- _What needs to be done_
Answer with one number: how many lines have "seaborn".

- _Record set_
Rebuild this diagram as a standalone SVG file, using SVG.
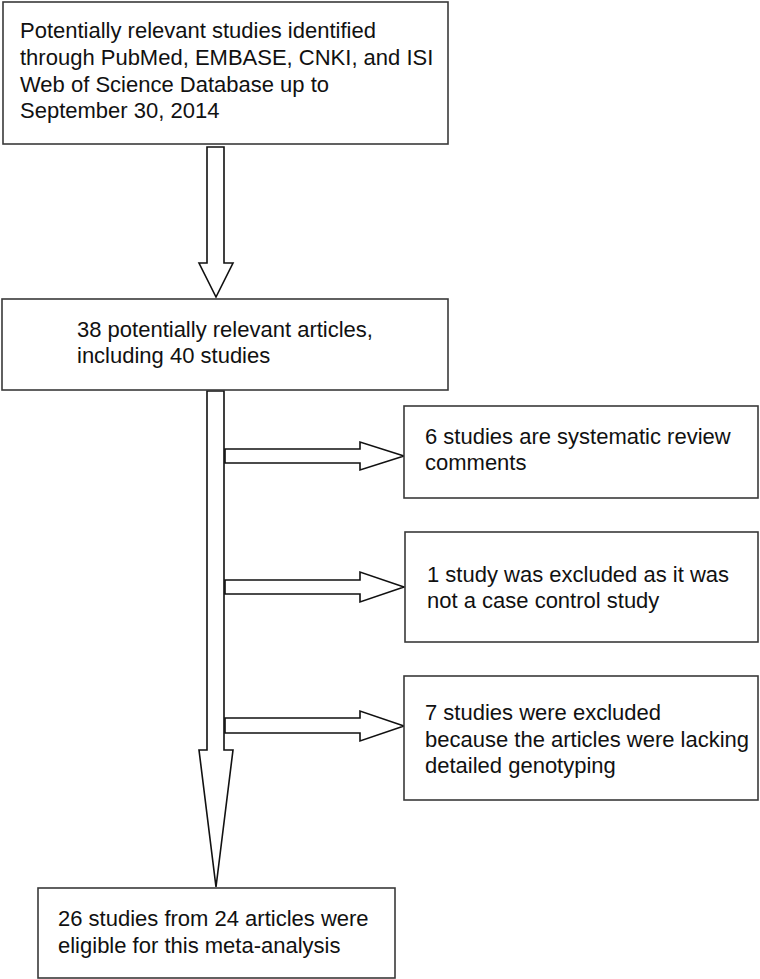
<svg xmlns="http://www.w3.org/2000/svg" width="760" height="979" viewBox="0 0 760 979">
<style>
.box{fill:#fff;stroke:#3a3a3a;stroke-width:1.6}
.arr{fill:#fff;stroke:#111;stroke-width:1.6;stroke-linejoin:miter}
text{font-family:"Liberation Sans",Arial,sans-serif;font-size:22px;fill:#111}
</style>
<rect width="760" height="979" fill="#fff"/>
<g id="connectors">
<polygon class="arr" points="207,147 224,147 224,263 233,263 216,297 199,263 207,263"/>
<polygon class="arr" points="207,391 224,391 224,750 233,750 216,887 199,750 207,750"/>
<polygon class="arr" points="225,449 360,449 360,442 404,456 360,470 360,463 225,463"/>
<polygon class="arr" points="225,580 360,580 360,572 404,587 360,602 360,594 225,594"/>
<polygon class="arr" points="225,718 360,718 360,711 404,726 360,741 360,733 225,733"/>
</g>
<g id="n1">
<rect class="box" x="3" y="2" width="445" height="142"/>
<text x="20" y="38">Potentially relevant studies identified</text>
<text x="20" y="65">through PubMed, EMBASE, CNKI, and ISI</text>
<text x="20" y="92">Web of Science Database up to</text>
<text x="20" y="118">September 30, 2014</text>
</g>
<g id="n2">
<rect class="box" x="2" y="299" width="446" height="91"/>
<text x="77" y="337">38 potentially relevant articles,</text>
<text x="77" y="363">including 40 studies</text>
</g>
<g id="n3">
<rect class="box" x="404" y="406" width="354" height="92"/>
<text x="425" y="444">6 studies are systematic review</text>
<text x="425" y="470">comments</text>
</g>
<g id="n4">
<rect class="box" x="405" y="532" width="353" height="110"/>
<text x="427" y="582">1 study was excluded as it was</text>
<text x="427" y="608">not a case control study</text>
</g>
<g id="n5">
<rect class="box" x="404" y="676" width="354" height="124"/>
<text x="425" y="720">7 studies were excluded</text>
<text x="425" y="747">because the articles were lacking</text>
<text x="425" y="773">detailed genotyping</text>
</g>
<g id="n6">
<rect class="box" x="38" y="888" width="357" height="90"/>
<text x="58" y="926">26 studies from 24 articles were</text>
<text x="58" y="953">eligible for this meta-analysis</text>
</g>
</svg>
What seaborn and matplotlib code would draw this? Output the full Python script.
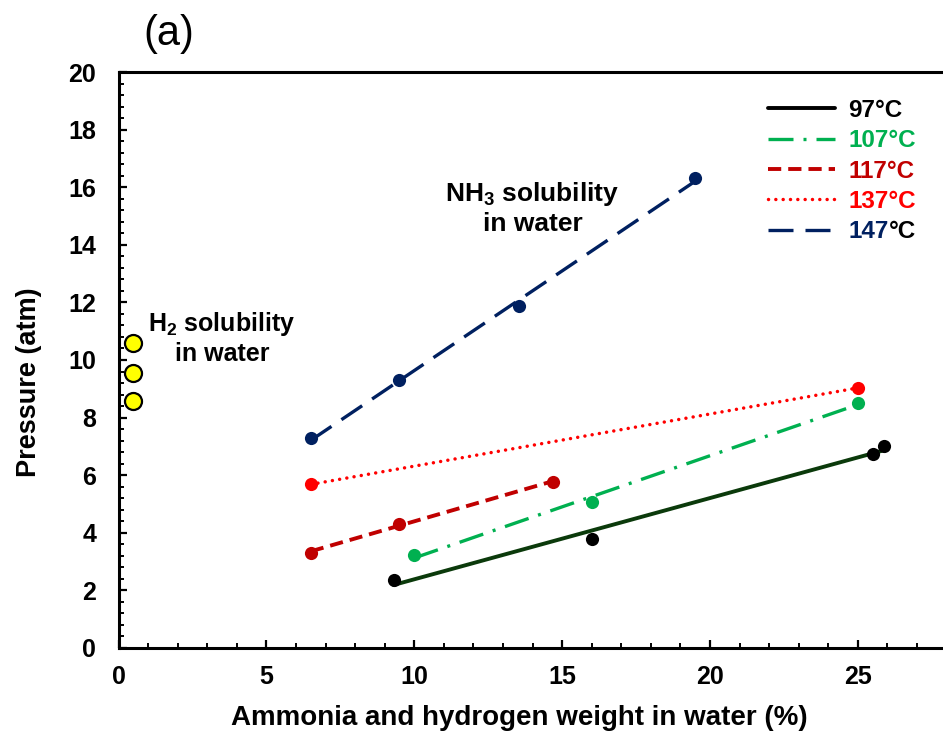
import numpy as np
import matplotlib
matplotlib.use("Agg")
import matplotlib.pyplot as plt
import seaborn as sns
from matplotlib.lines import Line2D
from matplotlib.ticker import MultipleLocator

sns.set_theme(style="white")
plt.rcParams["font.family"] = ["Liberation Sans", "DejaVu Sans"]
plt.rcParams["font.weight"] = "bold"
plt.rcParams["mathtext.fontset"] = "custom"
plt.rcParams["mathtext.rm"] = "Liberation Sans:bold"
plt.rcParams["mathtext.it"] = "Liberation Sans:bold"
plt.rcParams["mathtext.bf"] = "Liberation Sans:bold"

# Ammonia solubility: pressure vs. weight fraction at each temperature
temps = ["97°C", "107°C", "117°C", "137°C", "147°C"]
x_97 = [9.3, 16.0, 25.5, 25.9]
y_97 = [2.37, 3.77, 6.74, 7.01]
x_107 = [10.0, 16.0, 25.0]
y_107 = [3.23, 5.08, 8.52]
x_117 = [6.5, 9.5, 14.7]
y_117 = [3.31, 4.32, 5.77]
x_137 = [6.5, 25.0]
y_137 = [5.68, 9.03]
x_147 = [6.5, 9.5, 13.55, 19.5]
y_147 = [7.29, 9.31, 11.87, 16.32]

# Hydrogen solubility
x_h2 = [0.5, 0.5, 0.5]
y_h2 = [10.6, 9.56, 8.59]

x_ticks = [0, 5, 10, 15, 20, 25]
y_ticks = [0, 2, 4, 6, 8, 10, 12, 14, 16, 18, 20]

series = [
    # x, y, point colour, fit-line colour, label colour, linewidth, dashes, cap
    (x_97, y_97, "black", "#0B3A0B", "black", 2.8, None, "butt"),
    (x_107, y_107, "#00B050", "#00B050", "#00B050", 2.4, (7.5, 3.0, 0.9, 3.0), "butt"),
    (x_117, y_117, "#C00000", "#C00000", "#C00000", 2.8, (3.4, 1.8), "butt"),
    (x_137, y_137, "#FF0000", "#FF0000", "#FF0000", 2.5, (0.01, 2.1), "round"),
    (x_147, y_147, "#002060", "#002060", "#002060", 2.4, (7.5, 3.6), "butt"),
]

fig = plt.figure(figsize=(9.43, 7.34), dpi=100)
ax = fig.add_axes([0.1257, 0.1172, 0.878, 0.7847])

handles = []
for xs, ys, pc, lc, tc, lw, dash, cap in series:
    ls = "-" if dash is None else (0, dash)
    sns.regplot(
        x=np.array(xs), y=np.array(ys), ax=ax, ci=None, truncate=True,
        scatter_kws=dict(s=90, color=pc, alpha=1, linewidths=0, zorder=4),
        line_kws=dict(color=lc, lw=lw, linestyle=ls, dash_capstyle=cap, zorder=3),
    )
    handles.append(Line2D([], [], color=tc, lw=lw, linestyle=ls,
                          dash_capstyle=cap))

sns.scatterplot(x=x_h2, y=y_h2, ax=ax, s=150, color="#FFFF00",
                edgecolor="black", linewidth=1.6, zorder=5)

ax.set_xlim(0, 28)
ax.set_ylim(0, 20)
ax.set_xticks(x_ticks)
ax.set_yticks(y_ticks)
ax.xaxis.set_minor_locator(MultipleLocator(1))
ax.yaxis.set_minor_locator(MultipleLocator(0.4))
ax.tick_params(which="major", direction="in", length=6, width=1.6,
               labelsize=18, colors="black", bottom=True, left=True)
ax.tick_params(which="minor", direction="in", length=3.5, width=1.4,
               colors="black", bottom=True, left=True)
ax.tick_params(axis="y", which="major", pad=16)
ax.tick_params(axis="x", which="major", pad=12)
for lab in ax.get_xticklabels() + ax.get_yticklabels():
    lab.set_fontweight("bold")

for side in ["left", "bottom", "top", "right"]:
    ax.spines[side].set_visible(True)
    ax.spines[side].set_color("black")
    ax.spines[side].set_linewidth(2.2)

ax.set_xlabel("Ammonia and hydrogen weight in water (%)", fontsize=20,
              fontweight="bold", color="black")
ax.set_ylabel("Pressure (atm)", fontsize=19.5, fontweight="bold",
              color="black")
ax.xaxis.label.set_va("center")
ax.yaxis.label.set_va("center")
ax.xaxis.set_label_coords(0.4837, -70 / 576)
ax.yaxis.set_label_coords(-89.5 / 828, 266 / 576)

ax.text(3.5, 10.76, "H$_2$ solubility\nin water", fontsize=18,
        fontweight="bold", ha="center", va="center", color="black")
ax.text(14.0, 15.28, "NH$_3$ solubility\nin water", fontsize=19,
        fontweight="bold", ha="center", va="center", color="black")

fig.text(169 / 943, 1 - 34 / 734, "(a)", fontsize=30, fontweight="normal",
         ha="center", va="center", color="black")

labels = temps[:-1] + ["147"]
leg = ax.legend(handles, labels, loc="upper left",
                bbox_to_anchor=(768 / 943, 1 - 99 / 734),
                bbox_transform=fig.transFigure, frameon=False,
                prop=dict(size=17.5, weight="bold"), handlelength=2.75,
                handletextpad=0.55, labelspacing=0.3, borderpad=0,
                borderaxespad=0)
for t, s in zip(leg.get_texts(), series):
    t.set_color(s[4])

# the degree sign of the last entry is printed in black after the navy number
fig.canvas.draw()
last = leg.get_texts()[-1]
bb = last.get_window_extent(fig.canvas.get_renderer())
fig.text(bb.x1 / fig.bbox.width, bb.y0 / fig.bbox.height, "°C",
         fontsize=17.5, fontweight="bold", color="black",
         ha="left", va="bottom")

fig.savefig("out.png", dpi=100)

- _Exercise output_
2